# Who is interested in my group buy - 88-95 Audi 90 RS2 elipsoid headlights for less than $... (more)



## Audios69 (Jan 11, 2002)

Less than $500 a set? I have worked out some details on the RS2 elipsoid lights which will end up costing between $400 and $500 for a set. Brand new, in box. Please email me so I can add your email to the group list. I plan on making the purchase in the next 2 weeks. Before March 15th.
More information will be available at my website: mofocoauto.com under RS2 bumper. I will be updating the site to include the RS2 light information tonight (March 1).
Pictures are going to be posted on the site of how they look at night, and how they look on the car.
My email is [email protected]
Put "RS2 headlights Vortex" in the subject line.

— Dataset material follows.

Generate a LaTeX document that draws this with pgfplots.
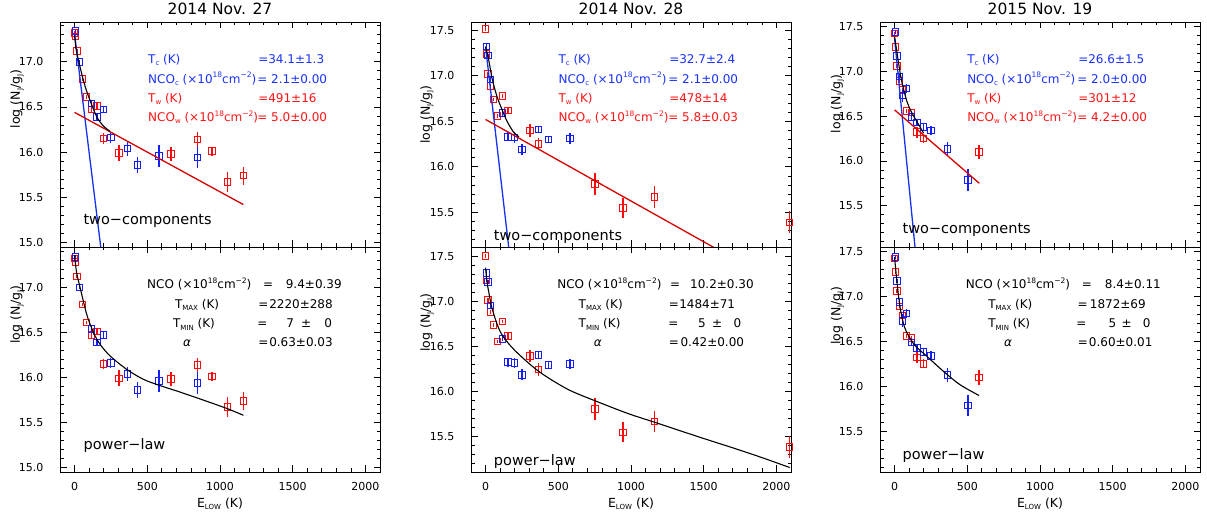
\documentclass[border=0pt]{standalone}
\usepackage{pgfplots}
\pgfplotsset{compat=1.18}
\usepackage{pgfplotstable}
\usepackage{fontspec}
\setmainfont{DejaVu Sans}

\definecolor{ptred}{RGB}{255,10,10}
\definecolor{ptblue}{RGB}{20,30,255}
\definecolor{fitred}{RGB}{215,0,0}
\definecolor{fitblue}{RGB}{20,50,240}
\definecolor{tred}{RGB}{255,20,20}
\definecolor{tblue}{RGB}{25,50,255}

\newcommand{\sub}[1]{\raisebox{-0.35ex}{\fontsize{7}{7}\selectfont #1}}
\newcommand{\sups}[1]{\raisebox{0.85ex}{\fontsize{7.5}{7.5}\selectfont #1}}

% ---------- 2014 Nov. 27 : E_low (K), log(N_J/g_J), error ----------
\pgfplotstableread{
E      L      dL
0      17.32  0.02
5.5    17.28  0.02
16.6   17.12  0.02
33.2   17.00  0.02
55.3   16.81  0.02
83.0   16.61  0.02
116.2  16.47  0.03
154.9  16.51  0.03
199.2  16.15  0.06
304.3  15.99  0.09
663.8  15.98  0.08
846.4  16.14  0.08
945.9  16.01  0.05
1051   15.67  0.11
1162   15.74  0.10
}\redA
\pgfplotstableread{
E      L      dL
5.5    17.34  0.02
33.2   17.00  0.02
116.2  16.54  0.03
154.9  16.39  0.04
199.2  16.47  0.03
248.9  16.16  0.06
365.1  16.04  0.08
431.5  15.86  0.09
580.9  15.96  0.12
846.4  15.94  0.12
}\blueA

% ---------- 2014 Nov. 28 ----------
\pgfplotstableread{
E      L      dL
0      17.51  0.02
5.5    17.24  0.02
16.6   17.02  0.02
33.2   16.89  0.02
55.3   16.74  0.02
83.0   16.56  0.02
116.2  16.78  0.02
154.9  16.62  0.04
199.2  16.32  0.06
304.3  16.40  0.07
365.1  16.25  0.07
752.3  15.81  0.12
945.9  15.55  0.11
1162   15.67  0.12
2091   15.39  0.12
}\redB
\pgfplotstableread{
E      L      dL
5.5    17.32  0.03
16.6   17.22  0.02
33.2   16.96  0.03
116.2  16.59  0.03
154.9  16.33  0.05
199.2  16.32  0.06
248.9  16.19  0.06
365.1  16.41  0.04
431.5  16.30  0.04
580.9  16.31  0.06
}\blueB

% ---------- 2015 Nov. 19 ----------
\pgfplotstableread{
E      L      dL
0      17.42  0.02
5.5    17.27  0.02
16.6   17.06  0.02
33.2   16.89  0.02
55.3   16.79  0.02
83.0   16.56  0.02
116.2  16.54  0.02
154.9  16.32  0.06
199.2  16.25  0.05
580.9  16.10  0.08
}\redC
\pgfplotstableread{
E      L      dL
5.5    17.44  0.02
16.6   17.17  0.02
33.2   16.94  0.03
55.3   16.73  0.07
83.0   16.81  0.05
116.2  16.49  0.03
154.9  16.43  0.04
199.2  16.38  0.04
248.9  16.34  0.05
365.1  16.13  0.08
503.4  15.79  0.12
}\blueC

\pgfplotsset{
  every axis title shift=0pt,
  panel/.style={
    scale only axis, width=320pt, height=225pt,
    clip mode=individual,
    xmin=-100, xmax=2100,
    xtick={0,500,1000,1500,2000}, minor x tick num=4,
    ytick={15,15.5,16,16.5,17,17.5}, minor y tick num=4,
    tick align=inside, major tick length=6.5pt, minor tick length=3.5pt,
    axis line style={line width=0.9pt},
    every tick/.append style={line width=0.8pt, black},
    /pgf/number format/assume math mode=true,
    ticklabel style={font=\fontsize{11}{12}\selectfont},
    yticklabel style={/pgf/number format/fixed, /pgf/number format/fixed zerofill,
      /pgf/number format/precision=1, xshift=-13pt},
    xticklabel style={/pgf/number format/1000 sep={}, yshift=-6.5pt},
    scaled y ticks=false, scaled x ticks=false,
    label style={font=\fontsize{12.5}{14}\selectfont},
    xlabel style={at={(0.5,0)}, anchor=base, yshift=-35pt},
    title style={at={(0.5,1)}, anchor=base, yshift=7pt, font=\fontsize{15.5}{18}\selectfont},
  },
  toppanel/.style={panel, xticklabels={}, at={(#1,272pt)}, anchor=south west},
  botpanel/.style={panel, at={(#1,47pt)}, anchor=south west, xlabel={E\sub{LOW} (K)}},
  ptsred/.style={only marks, mark=square, mark size=3.3pt, color=ptred,
    mark options={line width=1pt, solid},
    error bars/.cd, y dir=both, y explicit, error mark=none,
    error bar style={line width=1.5pt}},
  ptsblue/.style={only marks, mark=square, mark size=3.3pt, color=ptblue,
    mark options={line width=1pt, solid},
    error bars/.cd, y dir=both, y explicit, error mark=none,
    error bar style={line width=1.5pt}},
  fitline/.style={no markers, line width=1.3pt},
}
\tikzset{
  ann/.style={anchor=base west, inner sep=0pt, font=\fontsize{12}{14}\selectfont},
  annR/.style={anchor=base east, inner sep=0pt, font=\fontsize{12}{14}\selectfont},
  annC/.style={anchor=base, inner sep=0pt, font=\fontsize{12}{14}\selectfont},
  tag/.style={anchor=base west, inner sep=0pt, font=\fontsize{14.5}{16}\selectfont},
  ylab/.style={rotate=90, anchor=center, inner sep=0pt, font=\fontsize{12.5}{14}\selectfont},
}
\newcommand{\ylabtext}{log (N\sub{J}/g\sub{J})}

\begin{document}
\begin{tikzpicture}
\path[use as bounding box] (0,0) rectangle (1207pt,519pt);

% ================= column 1 : 2014 Nov. 27 =================
\begin{axis}[toppanel=60pt, ymin=14.95, ymax=17.44, title={2014 Nov. 27}]
\addplot[ptsred] table[x=E, y=L, y error=dL] {\redA};
\addplot[ptsblue] table[x=E, y=L, y error=dL] {\blueA};
\addplot[fitline, fitblue] coordinates {(0,17.31) (190,14.82)};
\addplot[fitline, fitred] coordinates {(0,16.44) (1160,15.42)};
\addplot[fitline, black, line width=1.1pt, smooth] coordinates {(0,17.29) (10,17.15) (20,17.06) (38,16.94) (72,16.73) (107,16.57) (153,16.39) (198,16.29) (244,16.23)};
\node[ylab] at (rel axis cs:-0.134,0.658) {\ylabtext};
\node[ann, text=tblue] at (rel axis cs:0.275,0.816) {T\sub{c} (K)};
\node[ann, text=tblue] at (rel axis cs:0.619,0.816) {=34.1±1.3};
\node[ann, text=tblue] at (rel axis cs:0.275,0.728) {NCO\sub{c} (×10\sups{18}cm\sups{−2})};
\node[ann, text=tblue] at (rel axis cs:0.616,0.728) {= 2.1±0.00};
\node[ann, text=tred] at (rel axis cs:0.275,0.643) {T\sub{w} (K)};
\node[ann, text=tred] at (rel axis cs:0.619,0.643) {=491±16};
\node[ann, text=tred] at (rel axis cs:0.275,0.557) {NCO\sub{w} (×10\sups{18}cm\sups{−2})};
\node[ann, text=tred] at (rel axis cs:0.616,0.557) {= 5.0±0.00};
\node[tag] at (rel axis cs:0.073,0.102) {two−components};
\end{axis}

\begin{axis}[botpanel=60pt, ymin=14.95, ymax=17.45]
\addplot[ptsred] table[x=E, y=L, y error=dL] {\redA};
\addplot[ptsblue] table[x=E, y=L, y error=dL] {\blueA};
\addplot[fitline, black, line width=1.1pt, smooth] coordinates {(0,17.36) (8,17.24) (17,17.14) (38,17.00) (84,16.70) (130,16.50) (175,16.37) (244,16.24) (359,16.09) (473,15.98) (588,15.91) (703,15.85) (830,15.78) (954,15.71) (1057,15.65) (1161,15.58)};
\node[ylab] at (rel axis cs:-0.134,0.70) {\ylabtext};
\node[ann] at (rel axis cs:0.272,0.814) {NCO (×10\sups{18}cm\sups{−2})};
\node[ann] at (rel axis cs:0.634,0.814) {=};
\node[annR] at (rel axis cs:0.881,0.814) {9.4±0.39};
\node[ann] at (rel axis cs:0.359,0.726) {T\sub{MAX} (K)};
\node[ann] at (rel axis cs:0.619,0.726) {=};
\node[annR] at (rel axis cs:0.853,0.726) {2220±288};
\node[ann] at (rel axis cs:0.353,0.641) {T\sub{MIN} (K)};
\node[ann] at (rel axis cs:0.616,0.641) {=};
\node[annC] at (rel axis cs:0.719,0.641) {7};
\node[annC] at (rel axis cs:0.769,0.641) {±};
\node[annC] at (rel axis cs:0.838,0.641) {0};
\node[ann] at (rel axis cs:0.384,0.556) {\textit{α}};
\node[ann] at (rel axis cs:0.619,0.556) {=};
\node[annR] at (rel axis cs:0.853,0.556) {0.63±0.03};
\node[tag] at (rel axis cs:0.073,0.099) {power−law};
\end{axis}

% ================= column 2 : 2014 Nov. 28 =================
\begin{axis}[toppanel=471pt, ymin=15.12, ymax=17.59, title={2014 Nov. 28}]
\addplot[ptsred] table[x=E, y=L, y error=dL] {\redB};
\addplot[ptsblue] table[x=E, y=L, y error=dL] {\blueB};
\addplot[fitline, fitblue] coordinates {(0,17.32) (175,14.90)};
\addplot[fitline, fitred] coordinates {(0,16.52) (1620,15.07)};
\addplot[fitline, black, line width=1.1pt, smooth] coordinates {(0,17.32) (21,17.18) (45,16.97) (79,16.77) (113,16.63) (148,16.50) (193,16.38) (230,16.33)};
\node[ylab] at (rel axis cs:-0.1375,0.588) {\ylabtext};
\node[ann, text=tblue] at (rel axis cs:0.273,0.816) {T\sub{c} (K)};
\node[ann, text=tblue] at (rel axis cs:0.619,0.816) {=32.7±2.4};
\node[ann, text=tblue] at (rel axis cs:0.273,0.728) {NCO\sub{c} (×10\sups{18}cm\sups{−2})};
\node[ann, text=tblue] at (rel axis cs:0.616,0.728) {= 2.1±0.00};
\node[ann, text=tred] at (rel axis cs:0.273,0.643) {T\sub{w} (K)};
\node[ann, text=tred] at (rel axis cs:0.619,0.643) {=478±14};
\node[ann, text=tred] at (rel axis cs:0.273,0.557) {NCO\sub{w} (×10\sups{18}cm\sups{−2})};
\node[ann, text=tred] at (rel axis cs:0.616,0.557) {= 5.8±0.03};
\node[tag] at (rel axis cs:0.071,0.030) {two−components};
\end{axis}

\begin{axis}[botpanel=471pt, ymin=15.11, ymax=17.61]
\addplot[ptsred] table[x=E, y=L, y error=dL] {\redB};
\addplot[ptsblue] table[x=E, y=L, y error=dL] {\blueB};
\addplot[fitline, black, line width=1.1pt, smooth] coordinates {(0,17.38) (10,17.22) (21,17.12) (46,16.92) (104,16.66) (196,16.47) (364,16.23) (564,16.03) (755,15.90) (979,15.76) (1167,15.66) (1485,15.49) (1716,15.37) (1900,15.27) (2091,15.16)};
\node[ylab] at (rel axis cs:-0.1375,0.664) {\ylabtext};
\node[ann] at (rel axis cs:0.269,0.814) {NCO (×10\sups{18}cm\sups{−2})};
\node[ann] at (rel axis cs:0.622,0.814) {=};
\node[annR] at (rel axis cs:0.884,0.814) {10.2±0.30};
\node[ann] at (rel axis cs:0.336,0.726) {T\sub{MAX} (K)};
\node[ann] at (rel axis cs:0.618,0.726) {=};
\node[annR] at (rel axis cs:0.826,0.726) {1484±71};
\node[ann] at (rel axis cs:0.336,0.641) {T\sub{MIN} (K)};
\node[ann] at (rel axis cs:0.616,0.641) {=};
\node[annC] at (rel axis cs:0.722,0.641) {5};
\node[annC] at (rel axis cs:0.769,0.641) {±};
\node[annC] at (rel axis cs:0.833,0.641) {0};
\node[ann] at (rel axis cs:0.383,0.556) {\textit{α}};
\node[ann] at (rel axis cs:0.618,0.556) {=};
\node[annR] at (rel axis cs:0.854,0.556) {0.42±0.00};
\node[tag] at (rel axis cs:0.071,0.028) {power−law};
\end{axis}

% ================= column 3 : 2015 Nov. 19 =================
\begin{axis}[toppanel=880pt, ymin=15.04, ymax=17.55, title={2015 Nov. 19}]
\addplot[ptsred] table[x=E, y=L, y error=dL] {\redC};
\addplot[ptsblue] table[x=E, y=L, y error=dL] {\blueC};
\addplot[fitline, fitblue] coordinates {(0,17.37) (155,14.80)};
\addplot[fitline, fitred] coordinates {(0,16.57) (583,15.75)};
\addplot[fitline, black, line width=1.1pt, smooth] coordinates {(0,17.39) (26,17.11) (49,16.89) (84,16.67) (118,16.54) (164,16.41) (200,16.31)};
\node[ylab] at (rel axis cs:-0.133,0.636) {\ylabtext};
\node[ann, text=tblue] at (rel axis cs:0.272,0.816) {T\sub{c} (K)};
\node[ann, text=tblue] at (rel axis cs:0.619,0.816) {=26.6±1.5};
\node[ann, text=tblue] at (rel axis cs:0.272,0.728) {NCO\sub{c} (×10\sups{18}cm\sups{−2})};
\node[ann, text=tblue] at (rel axis cs:0.616,0.728) {= 2.0±0.00};
\node[ann, text=tred] at (rel axis cs:0.272,0.643) {T\sub{w} (K)};
\node[ann, text=tred] at (rel axis cs:0.619,0.643) {=301±12};
\node[ann, text=tred] at (rel axis cs:0.272,0.557) {NCO\sub{w} (×10\sups{18}cm\sups{−2})};
\node[ann, text=tred] at (rel axis cs:0.616,0.557) {= 4.2±0.00};
\node[tag] at (rel axis cs:0.070,0.061) {two−components};
\end{axis}

\begin{axis}[botpanel=880pt, ymin=15.05, ymax=17.55]
\addplot[ptsred] table[x=E, y=L, y error=dL] {\redC};
\addplot[ptsblue] table[x=E, y=L, y error=dL] {\blueC};
\addplot[fitline, black, line width=1.1pt, smooth] coordinates {(0,17.44) (16,17.17) (35,16.91) (58,16.72) (81,16.61) (138,16.46) (219,16.34) (335,16.17) (450,16.02) (581,15.90)};
\node[ylab] at (rel axis cs:-0.133,0.695) {\ylabtext};
\node[ann] at (rel axis cs:0.268,0.814) {NCO (×10\sups{18}cm\sups{−2})};
\node[ann] at (rel axis cs:0.630,0.814) {=};
\node[annR] at (rel axis cs:0.878,0.814) {8.4±0.11};
\node[ann] at (rel axis cs:0.338,0.726) {T\sub{MAX} (K)};
\node[ann] at (rel axis cs:0.617,0.726) {=};
\node[annR] at (rel axis cs:0.831,0.726) {1872±69};
\node[ann] at (rel axis cs:0.338,0.641) {T\sub{MIN} (K)};
\node[ann] at (rel axis cs:0.613,0.641) {=};
\node[annC] at (rel axis cs:0.726,0.641) {5};
\node[annC] at (rel axis cs:0.771,0.641) {±};
\node[annC] at (rel axis cs:0.833,0.641) {0};
\node[ann] at (rel axis cs:0.3875,0.556) {\textit{α}};
\node[ann] at (rel axis cs:0.618,0.556) {=};
\node[annR] at (rel axis cs:0.852,0.556) {0.60±0.01};
\node[tag] at (rel axis cs:0.070,0.054) {power−law};
\end{axis}
\end{tikzpicture}
\end{document}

*Click on the link below to check them out. You can see what they look like at night.* 
Nick. http://****************.com/smile/emthup.gif http://****************.com/smile/emthup.gif http://****************.com/smile/emthup.gif http://****************.com/smile/emthup.gif http://****************.com/smile/emthup.gif http://****************.com/smile/emthup.gif







http://www.mofocoauto.com 
[Modified by Audios69, 9:12 PM 3-1-2002] 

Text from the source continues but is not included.